##### RECORDED INFORMATION #####
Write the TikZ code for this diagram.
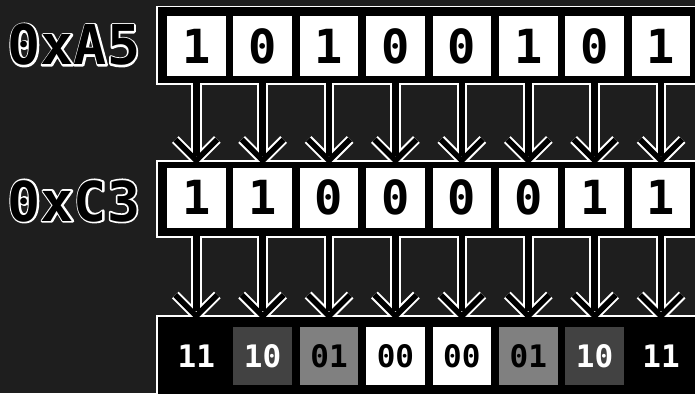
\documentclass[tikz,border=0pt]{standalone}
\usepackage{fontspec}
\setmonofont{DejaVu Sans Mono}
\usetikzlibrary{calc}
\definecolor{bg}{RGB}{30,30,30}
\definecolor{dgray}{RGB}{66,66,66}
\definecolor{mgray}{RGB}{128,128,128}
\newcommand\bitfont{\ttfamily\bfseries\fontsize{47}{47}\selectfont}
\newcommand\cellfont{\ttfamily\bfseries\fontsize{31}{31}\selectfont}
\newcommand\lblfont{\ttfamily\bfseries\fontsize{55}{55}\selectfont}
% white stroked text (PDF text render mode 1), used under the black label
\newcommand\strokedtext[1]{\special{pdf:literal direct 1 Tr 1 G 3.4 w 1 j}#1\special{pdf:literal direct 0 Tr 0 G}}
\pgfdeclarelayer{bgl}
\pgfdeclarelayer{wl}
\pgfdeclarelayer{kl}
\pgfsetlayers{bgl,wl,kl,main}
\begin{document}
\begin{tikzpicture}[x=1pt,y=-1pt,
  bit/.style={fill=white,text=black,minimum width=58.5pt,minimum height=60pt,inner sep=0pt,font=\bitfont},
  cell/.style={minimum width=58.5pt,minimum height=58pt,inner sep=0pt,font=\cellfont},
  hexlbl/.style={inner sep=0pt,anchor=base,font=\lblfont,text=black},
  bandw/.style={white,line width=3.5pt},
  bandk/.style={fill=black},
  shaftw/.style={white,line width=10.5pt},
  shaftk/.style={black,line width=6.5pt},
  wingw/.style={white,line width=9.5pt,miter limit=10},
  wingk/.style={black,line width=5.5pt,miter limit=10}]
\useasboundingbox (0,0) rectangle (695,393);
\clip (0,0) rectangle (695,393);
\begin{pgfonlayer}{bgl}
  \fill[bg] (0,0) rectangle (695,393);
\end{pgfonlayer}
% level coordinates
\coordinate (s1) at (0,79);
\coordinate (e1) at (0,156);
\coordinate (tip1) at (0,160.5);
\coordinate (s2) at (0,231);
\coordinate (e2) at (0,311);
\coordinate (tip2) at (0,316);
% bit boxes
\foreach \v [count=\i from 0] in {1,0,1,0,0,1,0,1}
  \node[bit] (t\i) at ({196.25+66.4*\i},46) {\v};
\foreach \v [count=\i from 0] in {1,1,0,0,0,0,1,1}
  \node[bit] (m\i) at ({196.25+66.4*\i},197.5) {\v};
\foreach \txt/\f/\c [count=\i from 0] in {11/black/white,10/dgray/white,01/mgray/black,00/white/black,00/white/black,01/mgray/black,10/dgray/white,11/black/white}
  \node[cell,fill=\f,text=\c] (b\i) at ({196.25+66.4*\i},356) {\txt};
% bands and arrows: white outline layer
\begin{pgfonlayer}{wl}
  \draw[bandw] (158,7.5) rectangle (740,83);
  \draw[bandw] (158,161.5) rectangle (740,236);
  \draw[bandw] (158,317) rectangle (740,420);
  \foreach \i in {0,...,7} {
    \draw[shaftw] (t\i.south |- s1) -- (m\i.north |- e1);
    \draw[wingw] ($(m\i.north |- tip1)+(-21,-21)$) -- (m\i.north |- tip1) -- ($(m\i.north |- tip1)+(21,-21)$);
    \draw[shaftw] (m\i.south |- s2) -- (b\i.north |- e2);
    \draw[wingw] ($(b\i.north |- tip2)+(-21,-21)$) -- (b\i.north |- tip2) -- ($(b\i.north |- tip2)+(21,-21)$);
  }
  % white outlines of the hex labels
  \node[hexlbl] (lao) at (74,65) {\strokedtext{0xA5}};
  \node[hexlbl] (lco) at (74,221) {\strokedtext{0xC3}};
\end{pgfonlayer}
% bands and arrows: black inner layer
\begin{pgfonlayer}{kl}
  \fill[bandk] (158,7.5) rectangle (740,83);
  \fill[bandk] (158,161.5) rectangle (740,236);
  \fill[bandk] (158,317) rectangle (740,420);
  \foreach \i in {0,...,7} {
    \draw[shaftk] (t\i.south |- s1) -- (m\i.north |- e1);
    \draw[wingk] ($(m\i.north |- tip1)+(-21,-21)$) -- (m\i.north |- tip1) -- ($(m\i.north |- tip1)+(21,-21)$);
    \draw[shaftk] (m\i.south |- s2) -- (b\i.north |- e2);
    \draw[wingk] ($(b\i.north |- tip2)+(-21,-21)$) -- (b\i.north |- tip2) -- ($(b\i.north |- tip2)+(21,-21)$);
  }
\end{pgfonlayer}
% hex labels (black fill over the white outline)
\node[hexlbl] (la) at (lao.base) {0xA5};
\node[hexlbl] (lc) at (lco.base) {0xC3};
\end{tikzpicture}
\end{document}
#####
GOAL.
Output the lines above in full and exactly as given, omitting any pictures.

ANSWER TO THIS TASK.
Write the TikZ code for this diagram.
\documentclass[tikz,border=0pt]{standalone}
\usepackage{fontspec}
\setmonofont{DejaVu Sans Mono}
\usetikzlibrary{calc}
\definecolor{bg}{RGB}{30,30,30}
\definecolor{dgray}{RGB}{66,66,66}
\definecolor{mgray}{RGB}{128,128,128}
\newcommand\bitfont{\ttfamily\bfseries\fontsize{47}{47}\selectfont}
\newcommand\cellfont{\ttfamily\bfseries\fontsize{31}{31}\selectfont}
\newcommand\lblfont{\ttfamily\bfseries\fontsize{55}{55}\selectfont}
% white stroked text (PDF text render mode 1), used under the black label
\newcommand\strokedtext[1]{\special{pdf:literal direct 1 Tr 1 G 3.4 w 1 j}#1\special{pdf:literal direct 0 Tr 0 G}}
\pgfdeclarelayer{bgl}
\pgfdeclarelayer{wl}
\pgfdeclarelayer{kl}
\pgfsetlayers{bgl,wl,kl,main}
\begin{document}
\begin{tikzpicture}[x=1pt,y=-1pt,
  bit/.style={fill=white,text=black,minimum width=58.5pt,minimum height=60pt,inner sep=0pt,font=\bitfont},
  cell/.style={minimum width=58.5pt,minimum height=58pt,inner sep=0pt,font=\cellfont},
  hexlbl/.style={inner sep=0pt,anchor=base,font=\lblfont,text=black},
  bandw/.style={white,line width=3.5pt},
  bandk/.style={fill=black},
  shaftw/.style={white,line width=10.5pt},
  shaftk/.style={black,line width=6.5pt},
  wingw/.style={white,line width=9.5pt,miter limit=10},
  wingk/.style={black,line width=5.5pt,miter limit=10}]
\useasboundingbox (0,0) rectangle (695,393);
\clip (0,0) rectangle (695,393);
\begin{pgfonlayer}{bgl}
  \fill[bg] (0,0) rectangle (695,393);
\end{pgfonlayer}
% level coordinates
\coordinate (s1) at (0,79);
\coordinate (e1) at (0,156);
\coordinate (tip1) at (0,160.5);
\coordinate (s2) at (0,231);
\coordinate (e2) at (0,311);
\coordinate (tip2) at (0,316);
% bit boxes
\foreach \v [count=\i from 0] in {1,0,1,0,0,1,0,1}
  \node[bit] (t\i) at ({196.25+66.4*\i},46) {\v};
\foreach \v [count=\i from 0] in {1,1,0,0,0,0,1,1}
  \node[bit] (m\i) at ({196.25+66.4*\i},197.5) {\v};
\foreach \txt/\f/\c [count=\i from 0] in {11/black/white,10/dgray/white,01/mgray/black,00/white/black,00/white/black,01/mgray/black,10/dgray/white,11/black/white}
  \node[cell,fill=\f,text=\c] (b\i) at ({196.25+66.4*\i},356) {\txt};
% bands and arrows: white outline layer
\begin{pgfonlayer}{wl}
  \draw[bandw] (158,7.5) rectangle (740,83);
  \draw[bandw] (158,161.5) rectangle (740,236);
  \draw[bandw] (158,317) rectangle (740,420);
  \foreach \i in {0,...,7} {
    \draw[shaftw] (t\i.south |- s1) -- (m\i.north |- e1);
    \draw[wingw] ($(m\i.north |- tip1)+(-21,-21)$) -- (m\i.north |- tip1) -- ($(m\i.north |- tip1)+(21,-21)$);
    \draw[shaftw] (m\i.south |- s2) -- (b\i.north |- e2);
    \draw[wingw] ($(b\i.north |- tip2)+(-21,-21)$) -- (b\i.north |- tip2) -- ($(b\i.north |- tip2)+(21,-21)$);
  }
  % white outlines of the hex labels
  \node[hexlbl] (lao) at (74,65) {\strokedtext{0xA5}};
  \node[hexlbl] (lco) at (74,221) {\strokedtext{0xC3}};
\end{pgfonlayer}
% bands and arrows: black inner layer
\begin{pgfonlayer}{kl}
  \fill[bandk] (158,7.5) rectangle (740,83);
  \fill[bandk] (158,161.5) rectangle (740,236);
  \fill[bandk] (158,317) rectangle (740,420);
  \foreach \i in {0,...,7} {
    \draw[shaftk] (t\i.south |- s1) -- (m\i.north |- e1);
    \draw[wingk] ($(m\i.north |- tip1)+(-21,-21)$) -- (m\i.north |- tip1) -- ($(m\i.north |- tip1)+(21,-21)$);
    \draw[shaftk] (m\i.south |- s2) -- (b\i.north |- e2);
    \draw[wingk] ($(b\i.north |- tip2)+(-21,-21)$) -- (b\i.north |- tip2) -- ($(b\i.north |- tip2)+(21,-21)$);
  }
\end{pgfonlayer}
% hex labels (black fill over the white outline)
\node[hexlbl] (la) at (lao.base) {0xA5};
\node[hexlbl] (lc) at (lco.base) {0xC3};
\end{tikzpicture}
\end{document}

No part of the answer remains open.